Combat Record
The most accepted figures of his combat record are:
- 560 combat missions
- 156 air-to-air engagements
- Official score: 59 enemy aircraft shot down personally, and 6 together with other pilots
Note: based on Pokryshkin's memoirs and personal notebooks, his score stands above 100. The Soviet air force did not officially confirm kills whose wreckage could not be found, thus many aircraft shot down over enemy territory were never confirmed.
In recent years the actual amount of Pokryshkin's kills seems to become controversial, depending on the source. For example, Russian historian Mikhail Yurevich Vykov researched in official records of victories, and downsized his tally to 46 individual and 6 shared victories. This author, together with Aleksandr Rodionov, wrote an article mamed Mutnoye Nebo 1941 goda ("The Dirty Sky of the year 1941") stating that Pokryshkin tried to steal Rechkalov's kills during 1941. However, in the other hand, researcher Oleg V. Levchenko found -based in other official documents, personal documents of Pokryshkin found after his death (that he kept away of his family) and memoirs of other Pokryshkin's comrades- that Pokryshkin in fact shot down 94 enemy aircraft, damaged 19 and destroyed three more in the ground. Levchenko found that no less than 15 victories he scored in 1941 were not taken into account, because the documents confirming them were destroyed during the hurried withdrawals from one base to another. That might explain the difference between the figures of Vykov and Levchenko.

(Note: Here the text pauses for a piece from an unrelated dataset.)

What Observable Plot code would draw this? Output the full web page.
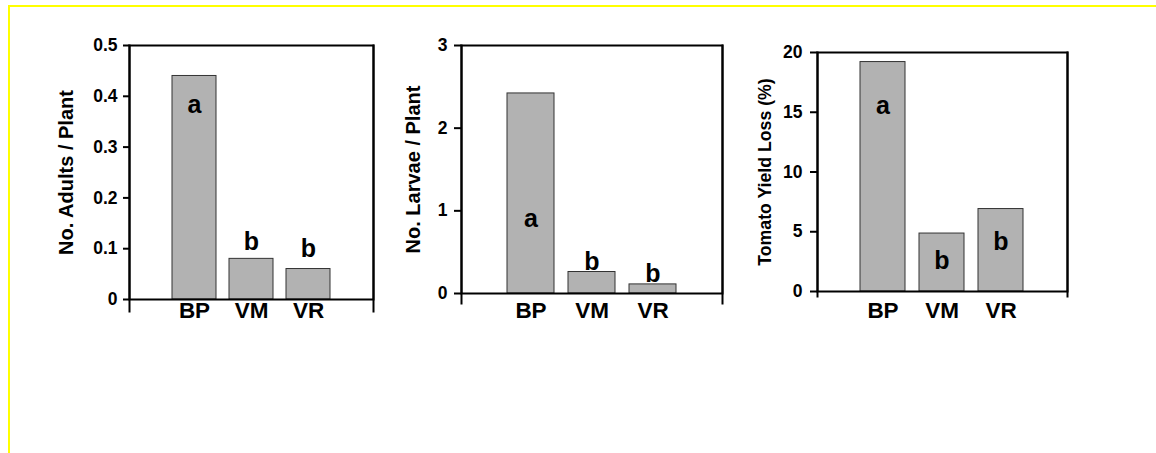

Other factor must be taken into account to solve such differences: Pokryshkin, as most other Soviet aces, also engaged in the common practice of giving his kills to fallen comrades. Each kill was rewarded with a substantial monetary bonus, and on of the day of a pilot's death all regiment kills would often be credited to him in order to give his family some support. Note that the vast majority of Pokryshkin's kills have been scored before and during 1943 (when the quality of the Luftwaffe's airmen was higher), and since the summer of 1944 he had been absolutely forbidden to engage in air combat (and he sometimes disobeyed the order).